REQUIRED WORK - Using the material that follows, identify and copy each line with the string "matplotlib".

DATA EXTRACT -

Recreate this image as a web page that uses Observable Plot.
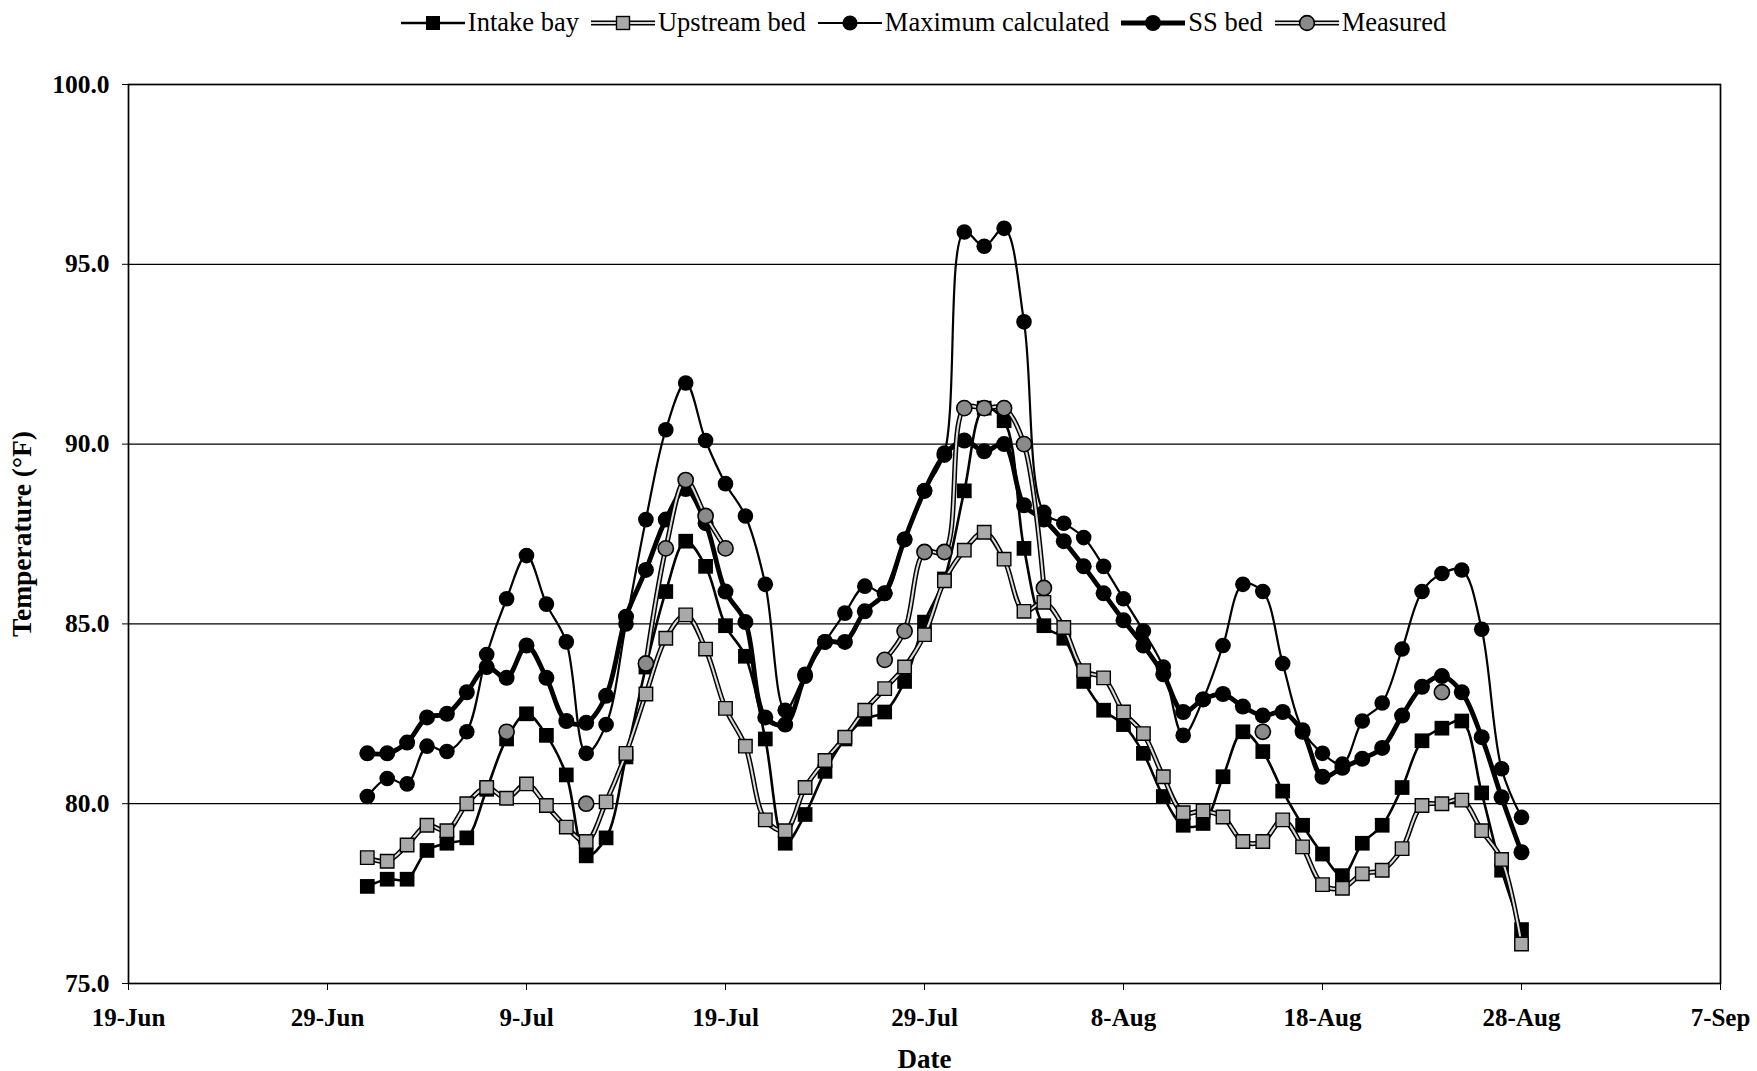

...

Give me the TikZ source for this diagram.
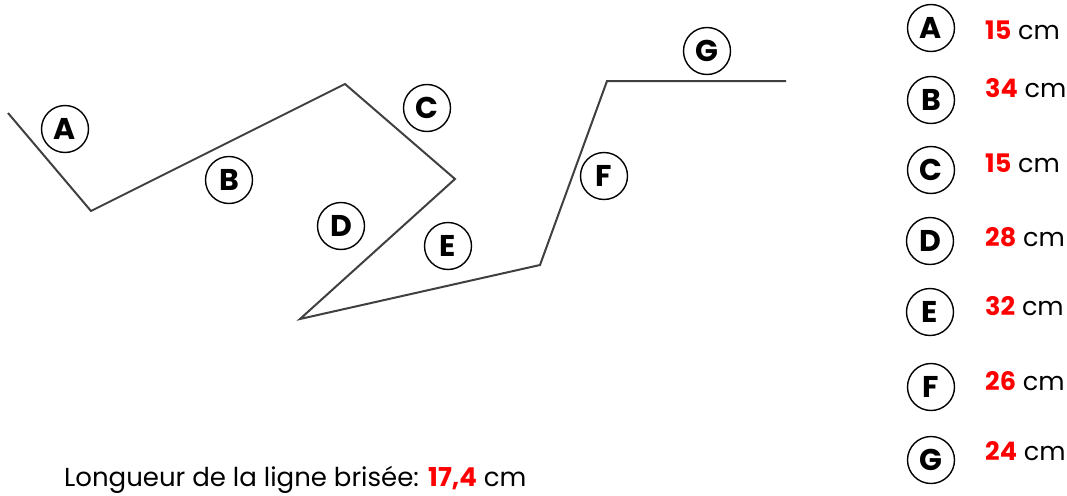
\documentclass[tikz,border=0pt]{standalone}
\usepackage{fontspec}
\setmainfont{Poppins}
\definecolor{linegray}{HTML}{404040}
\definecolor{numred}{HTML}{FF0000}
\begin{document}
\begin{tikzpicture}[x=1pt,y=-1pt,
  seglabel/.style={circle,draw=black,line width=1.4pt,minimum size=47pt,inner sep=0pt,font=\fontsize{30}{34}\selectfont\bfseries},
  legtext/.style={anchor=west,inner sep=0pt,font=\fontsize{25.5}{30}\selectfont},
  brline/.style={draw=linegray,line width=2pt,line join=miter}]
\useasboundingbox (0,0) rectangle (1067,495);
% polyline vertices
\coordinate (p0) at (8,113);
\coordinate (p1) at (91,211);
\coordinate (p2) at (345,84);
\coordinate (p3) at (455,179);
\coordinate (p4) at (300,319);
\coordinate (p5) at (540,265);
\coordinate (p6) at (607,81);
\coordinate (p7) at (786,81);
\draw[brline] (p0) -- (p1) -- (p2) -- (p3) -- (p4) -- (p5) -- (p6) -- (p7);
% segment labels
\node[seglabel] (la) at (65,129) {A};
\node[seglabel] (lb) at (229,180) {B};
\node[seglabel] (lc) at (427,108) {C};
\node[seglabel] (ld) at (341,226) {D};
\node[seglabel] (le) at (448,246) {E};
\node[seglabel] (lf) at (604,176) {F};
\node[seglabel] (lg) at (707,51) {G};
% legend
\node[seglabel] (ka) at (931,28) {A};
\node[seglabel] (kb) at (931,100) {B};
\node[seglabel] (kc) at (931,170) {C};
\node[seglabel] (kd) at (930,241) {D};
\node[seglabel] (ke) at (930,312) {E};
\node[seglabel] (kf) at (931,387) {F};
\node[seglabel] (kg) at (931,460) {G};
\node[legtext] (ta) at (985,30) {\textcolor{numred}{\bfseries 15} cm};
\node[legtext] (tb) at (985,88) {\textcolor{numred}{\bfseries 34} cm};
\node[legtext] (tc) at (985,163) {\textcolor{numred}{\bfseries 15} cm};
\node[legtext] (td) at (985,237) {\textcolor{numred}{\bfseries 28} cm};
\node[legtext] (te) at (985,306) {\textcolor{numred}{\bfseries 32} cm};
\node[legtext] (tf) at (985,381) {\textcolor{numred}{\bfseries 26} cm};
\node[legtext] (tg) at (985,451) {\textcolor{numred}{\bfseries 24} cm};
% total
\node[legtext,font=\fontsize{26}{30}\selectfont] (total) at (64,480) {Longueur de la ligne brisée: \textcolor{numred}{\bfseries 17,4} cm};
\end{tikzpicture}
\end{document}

---

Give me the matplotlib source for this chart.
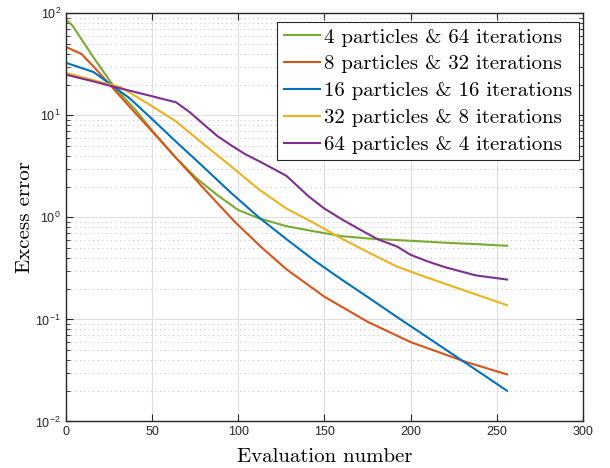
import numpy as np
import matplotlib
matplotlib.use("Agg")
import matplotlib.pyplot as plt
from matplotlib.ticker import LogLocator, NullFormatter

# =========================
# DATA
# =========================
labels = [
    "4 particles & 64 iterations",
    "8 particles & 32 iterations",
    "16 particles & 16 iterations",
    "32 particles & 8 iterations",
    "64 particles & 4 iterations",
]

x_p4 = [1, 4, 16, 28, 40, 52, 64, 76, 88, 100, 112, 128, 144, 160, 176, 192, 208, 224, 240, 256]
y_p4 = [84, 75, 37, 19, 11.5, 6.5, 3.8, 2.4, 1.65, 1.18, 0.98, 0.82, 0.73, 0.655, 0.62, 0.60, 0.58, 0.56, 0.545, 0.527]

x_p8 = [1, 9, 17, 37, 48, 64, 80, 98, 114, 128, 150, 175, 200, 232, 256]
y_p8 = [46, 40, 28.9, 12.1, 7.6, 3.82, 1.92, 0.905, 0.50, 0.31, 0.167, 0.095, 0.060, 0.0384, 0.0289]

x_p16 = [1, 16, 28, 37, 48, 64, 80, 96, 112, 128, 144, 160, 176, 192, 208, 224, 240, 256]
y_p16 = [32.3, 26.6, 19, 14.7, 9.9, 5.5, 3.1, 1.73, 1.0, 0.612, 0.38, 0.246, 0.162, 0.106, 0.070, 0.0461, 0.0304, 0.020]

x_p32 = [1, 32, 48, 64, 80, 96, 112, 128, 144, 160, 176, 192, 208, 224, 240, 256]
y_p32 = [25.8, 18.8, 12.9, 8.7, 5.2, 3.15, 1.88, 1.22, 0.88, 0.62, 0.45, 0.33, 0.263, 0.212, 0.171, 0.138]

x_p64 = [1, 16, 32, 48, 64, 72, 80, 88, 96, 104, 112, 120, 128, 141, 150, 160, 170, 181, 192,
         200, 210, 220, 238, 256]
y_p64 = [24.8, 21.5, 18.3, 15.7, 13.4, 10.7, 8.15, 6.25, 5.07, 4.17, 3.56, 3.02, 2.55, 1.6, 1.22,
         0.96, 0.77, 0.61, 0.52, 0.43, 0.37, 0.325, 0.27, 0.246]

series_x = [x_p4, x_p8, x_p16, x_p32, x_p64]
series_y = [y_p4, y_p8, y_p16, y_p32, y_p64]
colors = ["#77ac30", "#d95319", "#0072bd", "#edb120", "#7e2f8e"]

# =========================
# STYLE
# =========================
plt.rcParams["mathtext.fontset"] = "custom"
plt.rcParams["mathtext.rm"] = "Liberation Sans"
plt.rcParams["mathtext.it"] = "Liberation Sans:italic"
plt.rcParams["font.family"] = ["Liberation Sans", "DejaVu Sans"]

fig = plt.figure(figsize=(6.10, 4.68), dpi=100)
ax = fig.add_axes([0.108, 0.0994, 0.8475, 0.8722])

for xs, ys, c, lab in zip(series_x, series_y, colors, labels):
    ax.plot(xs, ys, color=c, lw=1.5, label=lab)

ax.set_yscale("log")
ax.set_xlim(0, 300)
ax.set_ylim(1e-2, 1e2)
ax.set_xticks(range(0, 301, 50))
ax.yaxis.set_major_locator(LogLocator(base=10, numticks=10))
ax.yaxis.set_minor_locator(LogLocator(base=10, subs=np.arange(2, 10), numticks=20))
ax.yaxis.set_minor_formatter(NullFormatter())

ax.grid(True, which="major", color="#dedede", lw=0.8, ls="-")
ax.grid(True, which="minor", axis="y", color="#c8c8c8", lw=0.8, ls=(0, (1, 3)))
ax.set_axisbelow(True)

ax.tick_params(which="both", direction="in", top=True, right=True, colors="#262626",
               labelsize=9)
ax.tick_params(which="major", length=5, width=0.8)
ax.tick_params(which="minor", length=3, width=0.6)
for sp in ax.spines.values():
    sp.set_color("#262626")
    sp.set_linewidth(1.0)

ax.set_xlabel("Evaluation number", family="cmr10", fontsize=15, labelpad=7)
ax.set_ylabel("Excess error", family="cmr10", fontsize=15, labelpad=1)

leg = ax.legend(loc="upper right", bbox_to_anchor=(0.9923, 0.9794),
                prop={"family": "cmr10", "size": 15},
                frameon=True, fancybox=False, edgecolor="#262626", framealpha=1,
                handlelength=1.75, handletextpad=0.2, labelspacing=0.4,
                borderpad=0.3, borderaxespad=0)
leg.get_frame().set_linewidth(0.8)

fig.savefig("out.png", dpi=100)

ANSWER TO THE EXERCISE -
Give me the matplotlib source for this chart.
import matplotlib
matplotlib.use("Agg")
import matplotlib.pyplot as plt
from matplotlib.ticker import LogLocator, NullFormatter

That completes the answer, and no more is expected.